One of the things that we saw during Black Lives Matter protests, or in debates around economics, is that young people are going to want to reach for what’s best and are less likely to want to compromise or shade how they present things. They’re going to be more disdainful of pragmatism and half-a-loaf. And that’s how it should be. That’s how America changes. And so when I said earlier I worry about this obsession with the center left versus the hard-core left or picking up on every possible disagreement between AOC and Nancy Pelosi, or this debate about how much of the results of the congressional elections were because they were playing up Black Lives Matter protests — my general attitude is that I want the next generation to push harder.

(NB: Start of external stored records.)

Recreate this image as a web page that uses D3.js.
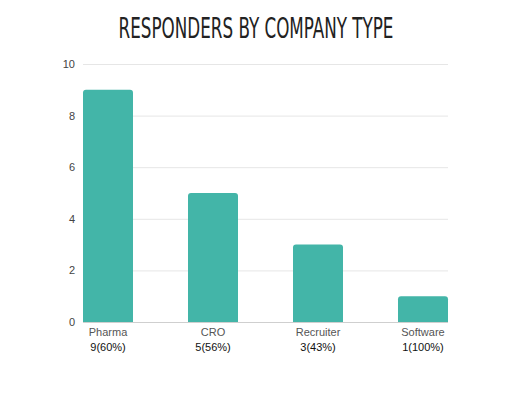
<!DOCTYPE html>
<html>
<head>
<meta charset="utf-8">
<script src="https://cdn.jsdelivr.net/npm/d3@7"></script>
<style>
  html, body { margin: 0; padding: 0; background: #fff; }
  svg { display: block; }
</style>
</head>
<body>
<div id="chart"></div>
<script>
const categories = ['Pharma', 'CRO', 'Recruiter', 'Software'];
const counts = [9, 5, 3, 1];
const percents = ['60%', '56%', '43%', '100%'];
const yTicks = [0, 2, 4, 6, 8, 10];

const width = 527, height = 395;
const margin = { top: 64, right: 79, bottom: 73, left: 83 };

const svg = d3.select('#chart').append('svg')
  .attr('width', width)
  .attr('height', height);

// title - squeeze a condensed font horizontally to get the tall narrow look
const title = svg.append('text')
  .attr('text-anchor', 'middle')
  .style('font-family', '"DejaVu Sans Condensed", "Liberation Sans Narrow", sans-serif')
  .style('font-size', '29px')
  .style('fill', '#222')
  .text('RESPONDERS BY COMPANY TYPE');
const natural = title.node().getComputedTextLength();
const sx = 275 / natural;
title.attr('transform', `translate(256,38) scale(${sx},1)`);

const x = d3.scaleBand()
  .domain(categories)
  .range([margin.left, width - margin.right])
  .paddingInner(55 / 105)
  .paddingOuter(0);

const y = d3.scaleLinear()
  .domain([0, 10])
  .range([height - margin.bottom, margin.top]);

// grid lines
const yAxis = d3.axisLeft(y)
  .tickValues(yTicks)
  .tickSize(-(width - margin.left - margin.right))
  .tickPadding(8);

const gy = svg.append('g')
  .attr('transform', `translate(${margin.left},0)`)
  .call(yAxis);
gy.select('.domain').remove();
gy.selectAll('.tick line')
  .attr('stroke', d => d === 0 ? '#cfcfcf' : '#e6e6e6');
gy.selectAll('.tick text')
  .attr('fill', '#444')
  .style('font-family', 'Arial, "Liberation Sans", sans-serif')
  .style('font-size', '11px');

// bars with rounded top corners
const r = 3;
svg.append('g').selectAll('path')
  .data(categories.map((c, i) => ({ c, v: counts[i] })))
  .join('path')
  .attr('fill', '#43b5a8')
  .attr('d', d => {
    const x0 = x(d.c), x1 = x0 + x.bandwidth();
    const y0 = y(0), y1 = y(d.v);
    return `M${x0},${y0}V${y1 + r}Q${x0},${y1} ${x0 + r},${y1}H${x1 - r}Q${x1},${y1} ${x1},${y1 + r}V${y0}Z`;
  });

// category labels
const labels = svg.append('g');
labels.selectAll('text.cat')
  .data(categories)
  .join('text')
  .attr('class', 'cat')
  .attr('x', d => x(d) + x.bandwidth() / 2)
  .attr('y', height - margin.bottom + 14)
  .attr('text-anchor', 'middle')
  .style('font-family', 'Arial, "Liberation Sans", sans-serif')
  .style('font-size', '11px')
  .style('fill', '#555')
  .text(d => d);

labels.selectAll('text.val')
  .data(categories)
  .join('text')
  .attr('class', 'val')
  .attr('x', d => x(d) + x.bandwidth() / 2)
  .attr('y', height - margin.bottom + 29)
  .attr('text-anchor', 'middle')
  .style('font-family', 'Arial, "Liberation Sans", sans-serif')
  .style('font-size', '11px')
  .style('fill', '#111')
  .text((d, i) => `${counts[i]}(${percents[i]})`);
</script>
</body>
</html>
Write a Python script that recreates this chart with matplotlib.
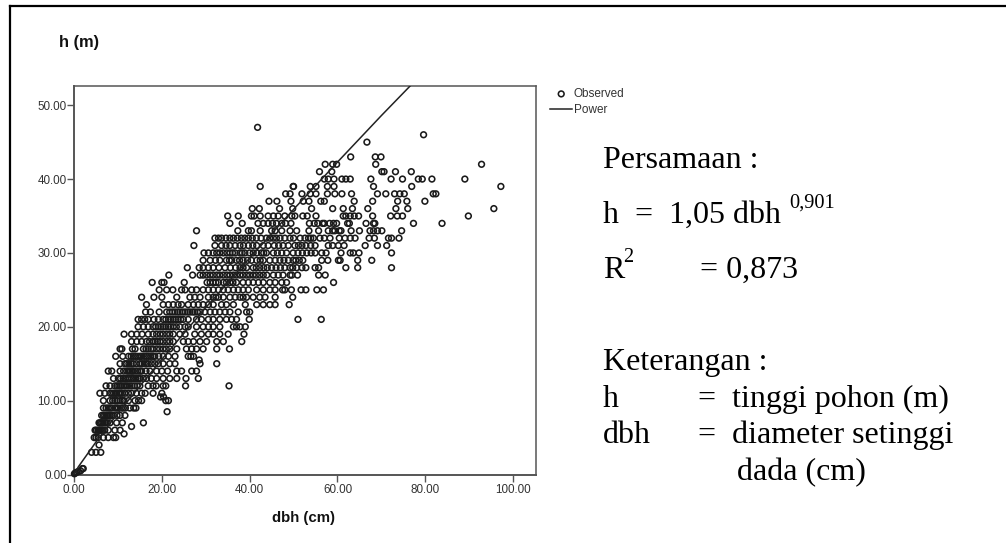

There’s a different role for activists as opposed to people once they’re actually elected in Congress trying to get a bill passed. And there are going to be times when young people are impatient or consider themselves obligated to speak truth to power even if it might offend some swing voters somewhere. That kind of messiness is okay. Because what they’re doing is stretching the boundaries over time of what’s possible. And I use an example in the book where I got beat up by some activists because it took us a good solid year and a half, two years to get “Don’t Ask, Don’t Tell” repealed. It didn’t feel good when I was getting heckled. But I didn’t begrudge folks demanding that that get done, because it was the right thing to do. On the other hand, my obligation was to see if I can get this to stick — which meant that I had to coax the Joint Chiefs of Staff and Bob Gates, my Defense secretary, to ultimately be supportive of that, because I knew that was the only way I could get it through Congress. That sort of both-and strategy for progressives is important. We need each other. It goes back to the New Deal: A. Philip Randolph and FDR meeting and A. Philip Randolph is demanding FDR take bold action on civil rights and FDR turns to A. Philip Randolph and says, “I completely agree with you. Make me.” It’s somewhat apocryphal, but it’s been repeated a lot, because that actually is both sides of the coin of an effective political party. You’ve got the push for the promised land out there, and you’ve got the professionals saying, “Yeah, I want to get there too, but we got a cliff here and a chasm there and a river there and we’re going to have to map this out.” Both are necessary to ultimately arrive.